Twelve ways to go INSANE
Having children, in my opinion, is the most awesome thing ever. Days are filled with laughter and amazing memories and general terrificness…if that were a word.
There are also mornings that start when the world will never have enough coffee and end with me multitasking. And of course by multitasking I mean opening a bottle of wine, making a straw big enough to drink from the bottle of wine and pulling my hair out.
I have grouped together a few ways to go insane. Just in case you were lacking in the department, which if you have young children, or older children, or CHILDREN, I’m sure you’ve got your own list. I made this one in record time. It was easy. Want another one? I could rattle one off pretty easily.
Twelve ways to go INSANE:
1. Mop the floors and let your children eat crackers and pour their own milk.
2. Give them bubble wrap.
3. Teach them how to use the remote, but not totally, so they constantly turn the TV off, try and order porn or turn the volume to the highest level while you’re on the phone with the bank.
4. Tell them not to do something and watch them do it a million times. While they watch you back.
5. Tell them you’re putting sunblock on them when it’s already on your hands and watch them run away.
6. Teach them how to turn on, and subsequently off, the garden hose. Watch your garden die.
7. Have three children. In three years.
8. Tell them you’re having pizza for dinner and then change your mind.
9. Put a barrette in your little girl’s hair. Correction: TRY to put a barrette in a little girl’s hair.
10. Teach them how to put toothpaste on their toothbrushes by themselves. Try NOT to say “Just a little!”.

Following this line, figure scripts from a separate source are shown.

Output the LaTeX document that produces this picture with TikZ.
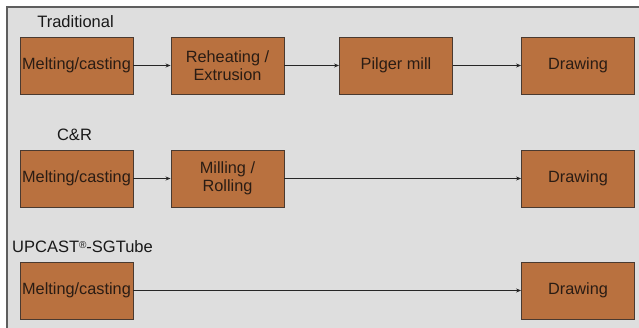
\documentclass[tikz,border=0pt]{standalone}
\usepackage{fontspec}
\setmainfont{Liberation Sans}
\usetikzlibrary{arrows.meta}
\definecolor{bg}{HTML}{DEDEDE}
\definecolor{frame}{HTML}{5E5E5E}
\definecolor{boxfill}{HTML}{B9713F}
\definecolor{boxline}{HTML}{4A3A30}
\definecolor{txt}{HTML}{2A1C14}
\begin{document}
\begin{tikzpicture}[x=1pt,y=-1pt,
  stepbox/.style={draw=boxline, line width=0.9pt, fill=boxfill, minimum width=113pt, minimum height=57pt, inner sep=0pt, align=center, text=txt, font=\fontsize{16.3}{18}\selectfont},
  flow/.style={draw=black!85, line width=0.7pt, -{Stealth[length=5pt,width=4pt]}},
  caption/.style={font=\fontsize{16.5}{19}\selectfont, text=black!90, inner sep=0pt}]
\useasboundingbox (0,0) rectangle (639,328);
\fill[white] (0,0) rectangle (639,328);
\fill[bg] (7,7) rectangle (639,328);
\draw[frame, line width=1.8pt] (7,328) -- (7,7) -- (639,7);
% row 1
\node[caption] (t1) at (75.5,22) {Traditional};
\node[stepbox] (a1) at (76.5,65.5) {Melting/casting};
\node[stepbox] (a2) at (227.5,65.5) {Reheating /\\Extrusion};
\node[stepbox] (a3) at (396,65.5) {Pilger mill};
\node[stepbox] (a4) at (578,65.5) {Drawing};
\draw[flow] (a1) -- (a2);
\draw[flow] (a2) -- (a3);
\draw[flow] (a3) -- (a4);
% row 2
\node[caption] (t2) at (74.5,135) {C\&R};
\node[stepbox] (b1) at (76.5,178.5) {Melting/casting};
\node[stepbox] (b2) at (227.5,178.5) {Milling /\\Rolling};
\node[stepbox] (b4) at (578,178.5) {Drawing};
\draw[flow] (b1) -- (b2);
\draw[flow] (b2) -- (b4);
% row 3
\node[caption, anchor=west] (t3) at (12,247) {UPCAST{\fontsize{10}{10}\selectfont\raisebox{4pt}{\textregistered}}-SGTube};
\node[stepbox] (c1) at (76.5,290.5) {Melting/casting};
\node[stepbox] (c4) at (578,290.5) {Drawing};
\draw[flow] (c1) -- (c4);
\end{tikzpicture}
\end{document}
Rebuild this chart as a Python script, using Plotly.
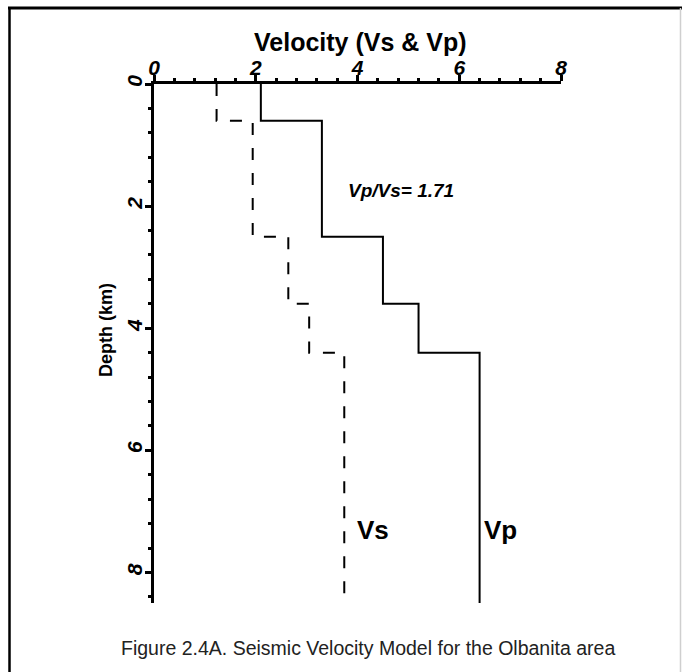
import plotly.graph_objects as go

# ---- data ----
layer_top_km = [0.0, 0.6, 2.5, 3.6, 4.4]
model_bottom_km = 8.5
vp_kms = [2.1, 3.3, 4.5, 5.2, 6.4]
vs_kms = [1.23, 1.94, 2.64, 3.05, 3.74]
x_ticks = [0, 2, 4, 6, 8]
y_ticks = [0, 2, 4, 6, 8]

title_text = "Velocity (Vs & Vp)"
ytitle_text = "Depth (km)"
ratio_text = "Vp/Vs= 1.71"
caption_text = "Figure 2.4A. Seismic Velocity Model for the Olbanita area"

# ---- layout geometry ----
W, H = 682, 672
ML, MR, MT, MB = 154, 121, 84, 69
PW, PH = W - ML - MR, H - MT - MB


def px_x(p):
    return (p - ML) / PW


def px_y(p):
    return (H - MB - p) / PH


def step_line(vals):
    bounds = list(layer_top_km) + [model_bottom_km]
    xs, ys = [], []
    for i, v in enumerate(vals):
        xs += [v, v]
        ys += [bounds[i], bounds[i + 1]]
    return xs, ys


FONT = "Liberation Sans, Arial, sans-serif"

fig = go.Figure()
vp_x, vp_y = step_line(vp_kms)
vs_x, vs_y = step_line(vs_kms)
fig.add_trace(go.Scatter(x=vp_x, y=vp_y, mode="lines", name="Vp",
                         line=dict(color="black", width=2), showlegend=False))
fig.add_trace(go.Scatter(x=vs_x, y=vs_y, mode="lines", name="Vs",
                         line=dict(color="black", width=2, dash="12px,13px"),
                         showlegend=False))

axis_common = dict(
    showline=True, linecolor="black", linewidth=2.5,
    ticks="outside", ticklen=6, tickwidth=2.5, tickcolor="black",
    showgrid=False, zeroline=False,
    tickfont=dict(family=FONT, size=21, color="black", weight="bold", style="italic"),
    minor=dict(dtick=0.4, ticks="outside", ticklen=3, tickwidth=2.5, tickcolor="black"),
)

fig.update_xaxes(side="top", range=[0, 8], tickmode="array", tickvals=x_ticks,
                 ticktext=[str(t) for t in x_ticks], ticklabelstandoff=-8,
                 **axis_common)
fig.update_yaxes(range=[model_bottom_km, 0], tickmode="array", tickvals=y_ticks,
                 ticktext=[str(t) for t in y_ticks], tickangle=-90,
                 ticklabelstandoff=-5, **axis_common)

annotations = [
    dict(text=title_text, xref="paper", yref="paper", x=px_x(360), y=px_y(42),
         xanchor="center", yanchor="middle", showarrow=False,
         font=dict(family=FONT, size=25, color="black", weight="bold")),
    dict(text=ytitle_text, xref="paper", yref="paper", x=px_x(106), y=px_y(330),
         xanchor="center", yanchor="middle", showarrow=False, textangle=-90,
         font=dict(family=FONT, size=18, color="black", weight="bold")),
    dict(text=ratio_text, xref="x", yref="y", x=4.86, y=1.74,
         xanchor="center", yanchor="middle", showarrow=False,
         font=dict(family=FONT, size=19, color="black", weight="bold", style="italic")),
    dict(text="Vs", xref="x", yref="y", x=3.95, y=7.3,
         xanchor="left", yanchor="middle", showarrow=False,
         font=dict(family=FONT, size=26, color="black", weight="bold")),
    dict(text="Vp", xref="x", yref="y", x=6.45, y=7.3,
         xanchor="left", yanchor="middle", showarrow=False,
         font=dict(family=FONT, size=26, color="black", weight="bold")),
    dict(text=caption_text, xref="paper", yref="paper", x=px_x(368), y=px_y(648),
         xanchor="center", yanchor="middle", showarrow=False,
         font=dict(family=FONT, size=19.5, color="#222222")),
]

shapes = [
    dict(type="line", xref="paper", yref="paper", x0=px_x(8), x1=px_x(682),
         y0=px_y(8), y1=px_y(8), line=dict(color="black", width=3)),
    dict(type="line", xref="paper", yref="paper", x0=px_x(9.5), x1=px_x(9.5),
         y0=px_y(7), y1=px_y(672), line=dict(color="black", width=2.5)),
    dict(type="line", xref="paper", yref="paper", x0=px_x(680.5), x1=px_x(680.5),
         y0=px_y(8), y1=px_y(672), line=dict(color="#cfcfcf", width=1.5)),
]

fig.update_layout(
    width=W, height=H,
    margin=dict(l=ML, r=MR, t=MT, b=MB, autoexpand=False),
    paper_bgcolor="white", plot_bgcolor="white",
    annotations=annotations, shapes=shapes,
    showlegend=False,
)

fig.write_html("out.html")
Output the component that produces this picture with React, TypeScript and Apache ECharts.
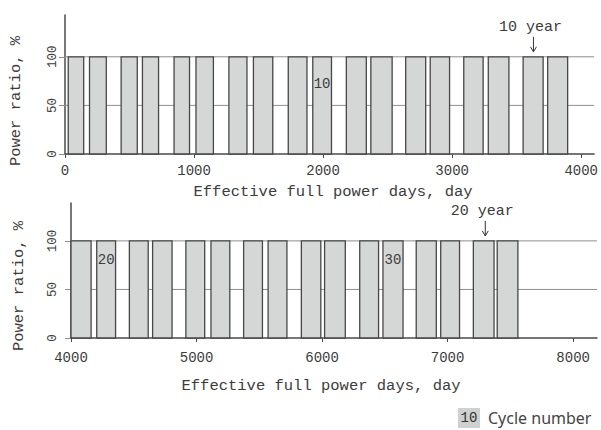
import React, { useEffect, useRef } from "react";
import * as echarts from "echarts";

// ---- data ----
const POWER_RATIO = 100;
const topCycleStarts = [25, 190, 435, 600, 845, 1015, 1270, 1460, 1730, 1920, 2180, 2370, 2640, 2830, 3090, 3280, 3550, 3740];
const topCycleEnds = [145, 320, 560, 725, 965, 1150, 1410, 1610, 1875, 2065, 2335, 2535, 2795, 2980, 3240, 3440, 3705, 3895];
const topFirstCycle = 1;
const bottomCycleStarts = [4000, 4205, 4465, 4650, 4915, 5115, 5375, 5570, 5835, 6020, 6300, 6485, 6750, 6945, 7205, 7395];
const bottomCycleEnds = [4160, 4355, 4615, 4805, 5065, 5265, 5525, 5720, 5990, 6185, 6450, 6645, 6910, 7095, 7370, 7560];
const bottomFirstCycle = 19;
const labeledCycles = [10, 20, 30];
const yearMarkDays = [3630, 7300];
const yearMarkLabels = ["10 year", "20 year"];
const topXTicks = [0, 1000, 2000, 3000, 4000];
const bottomXTicks = [4000, 5000, 6000, 7000, 8000];
const yTicks = [0, 50, 100];
const gridLineValues = [50, 100];

const MONO = '"Liberation Mono", "DejaVu Sans Mono", monospace';
const TEXT = "#3c3c3c";
const AXIS = "#4a4a4a";

export default function App() {
  const ref = useRef<HTMLDivElement>(null);
  useEffect(() => {
    document.body.style.margin = "0";
    const chart = echarts.init(ref.current!, null, { renderer: "svg" });

    const barSeries = (idx: number, starts: number[], ends: number[], first: number, labelRatio: number) => ({
      type: "custom",
      xAxisIndex: idx,
      yAxisIndex: idx,
      z: 3,
      clip: false,
      encode: { x: [0, 1], y: 2 },
      data: starts.map((s, i) => [s, ends[i], POWER_RATIO]),
      renderItem: (params: any, api: any) => {
        const s = api.value(0);
        const e = api.value(1);
        const h = api.value(2);
        const p0 = api.coord([s, 0]);
        const p1 = api.coord([e, h]);
        const children: any[] = [
          {
            type: "rect",
            shape: { x: p0[0], y: p1[1], width: p1[0] - p0[0], height: p0[1] - p1[1] },
            style: { fill: "#d5d7d7", stroke: "#474747", lineWidth: 1.3 },
          },
        ];
        const cycle = first + params.dataIndex;
        if (labeledCycles.indexOf(cycle) >= 0) {
          const lp = api.coord([(s + e) / 2, labelRatio]);
          children.push({
            type: "text",
            style: {
              text: String(cycle),
              x: lp[0],
              y: lp[1],
              align: "center",
              verticalAlign: "middle",
              font: `14px ${MONO}`,
              fill: TEXT,
            },
          });
        }
        return { type: "group", children };
      },
    });

    const gridSeries = (idx: number, xMin: number) => ({
      type: "custom",
      xAxisIndex: idx,
      yAxisIndex: idx,
      z: 1,
      encode: { x: 0, y: 1 },
      data: gridLineValues.map((v) => [xMin, v]),
      renderItem: (params: any, api: any) => {
        const cs = params.coordSys;
        const y = api.coord([api.value(0), api.value(1)])[1];
        return {
          type: "line",
          shape: { x1: cs.x, y1: y, x2: cs.x + cs.width, y2: y },
          style: { stroke: "#8e8e8e", lineWidth: 1 },
        };
      },
    });

    const yearSeries = (idx: number, dayIdx: number) => ({
      type: "custom",
      xAxisIndex: idx,
      yAxisIndex: idx,
      z: 4,
      clip: false,
      encode: { x: 0, y: 1 },
      data: [[yearMarkDays[dayIdx], POWER_RATIO]],
      renderItem: (params: any, api: any) => {
        const p = api.coord([api.value(0), api.value(1)]);
        const x = p[0];
        const tip = p[1] - 5;
        return {
          type: "group",
          children: [
            {
              type: "text",
              style: {
                text: yearMarkLabels[dayIdx],
                x: x - 3,
                y: p[1] - 29,
                align: "center",
                verticalAlign: "middle",
                font: `15px ${MONO}`,
                fill: TEXT,
              },
            },
            { type: "line", shape: { x1: x, y1: tip - 15, x2: x, y2: tip }, style: { stroke: "#333", lineWidth: 1 } },
            {
              type: "polyline",
              shape: { points: [[x - 3, tip - 5], [x, tip], [x + 3, tip - 5]] },
              style: { stroke: "#333", lineWidth: 1, fill: "none" },
            },
          ],
        };
      },
    });

    const xAxis = (idx: number, min: number, max: number, ticks: number[], margin: number) => ({
      type: "value",
      gridIndex: idx,
      min,
      max,
      interval: 1000,
      axisLine: { show: true, onZero: false, lineStyle: { color: AXIS, width: 1.5 } },
      axisTick: { show: true, length: 4, customValues: ticks, lineStyle: { color: AXIS } },
      axisLabel: {
        customValues: ticks,
        margin,
        color: TEXT,
        fontFamily: MONO,
        fontSize: 14,
        formatter: (v: number) => (ticks.indexOf(v) >= 0 ? String(v) : ""),
      },
      splitLine: { show: false },
    });

    const yAxis = (idx: number, max: number, margin: number) => ({
      type: "value",
      gridIndex: idx,
      min: 0,
      max,
      interval: 50,
      axisLine: { show: true, lineStyle: { color: AXIS, width: 1.5 } },
      axisTick: { show: true, length: 6, customValues: yTicks, lineStyle: { color: "#8e8e8e" } },
      axisLabel: {
        customValues: yTicks,
        rotate: 90,
        margin,
        color: TEXT,
        fontFamily: MONO,
        fontSize: 12.5,
        formatter: (v: number) => (yTicks.indexOf(v) >= 0 ? String(v) : ""),
      },
      splitLine: { show: false },
    });

    const nameText = (text: string, x: number, y: number, rotation = 0) => ({
      type: "text",
      x,
      y,
      rotation,
      style: { text, align: "center", verticalAlign: "middle", font: `15.5px ${MONO}`, fill: TEXT },
    });

    chart.setOption({
      animation: false,
      backgroundColor: "#ffffff",
      grid: [
        { left: 65, right: 6, top: 15, bottom: 276 },
        { left: 71, right: 4, top: 203, bottom: 92 },
      ],
      xAxis: [xAxis(0, 0, 4100, topXTicks, 10), xAxis(1, 4000, 8190, bottomXTicks, 13)],
      yAxis: [yAxis(0, 143, 6), yAxis(1, 139, 12)],
      series: [
        gridSeries(0, 0),
        gridSeries(1, 4000),
        barSeries(0, topCycleStarts, topCycleEnds, topFirstCycle, 72),
        barSeries(1, bottomCycleStarts, bottomCycleEnds, bottomFirstCycle, 80),
        yearSeries(0, 0),
        yearSeries(1, 1),
      ],
      graphic: [
        nameText("Effective full power days, day", 333, 192),
        nameText("Effective full power days, day", 321, 386),
        nameText("Power ratio, %", 15.5, 101, Math.PI / 2),
        nameText("Power ratio, %", 18.5, 286, Math.PI / 2),
        { type: "rect", shape: { x: 458, y: 408, width: 22, height: 20 }, style: { fill: "#cfd0d0" } },
        {
          type: "text",
          x: 469,
          y: 418,
          style: { text: "10", align: "center", verticalAlign: "middle", font: `14px ${MONO}`, fill: "#333" },
        },
        {
          type: "text",
          x: 488,
          y: 418,
          style: { text: "Cycle number", align: "left", verticalAlign: "middle", font: '16px "Noto Sans", sans-serif', fill: "#444" },
        },
      ],
    });
    return () => chart.dispose();
  }, []);
  return <div ref={ref} style={{ width: 601, height: 430 }} />;
}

11. Ask them to measure flour for you.
12. Push your grocery cart (with child in seat) directly along the edge of the aisle with all the glass jars.
How to have an hysterically awesome day:
Do #1 through #12 but with a better attitude. Watch your day get insanely better.
There is something I firmly believe and it is this: The only thing you can change is your attitude.
Bad days happen. When I am tired and grumpy, you will know. Or at the very least, my husband will tell you. It’s the same with my kids and pretty much everyone.
It could always be worse. Always. My daughter’s big toe was literally underneath my eyelid at one point today. That HAPPENED. I could have gotten really mad (although I was in a lot of pain so I had to wait for it to subside) but after it was all over and I could see again-it was funny! I laugh a lot with my kids and at my kids. Why? Because it makes for a great day. Five years from now I will remember how funny they were and not how frustrated I was. I like that.
Change your attitude and change your day.
Here’s to hoping you have an amazing day! Cheer up and your world will be cheery!
But I swear if something else spills on the floor after I mop, I might lose my mind. Seriously. How can they spill so much?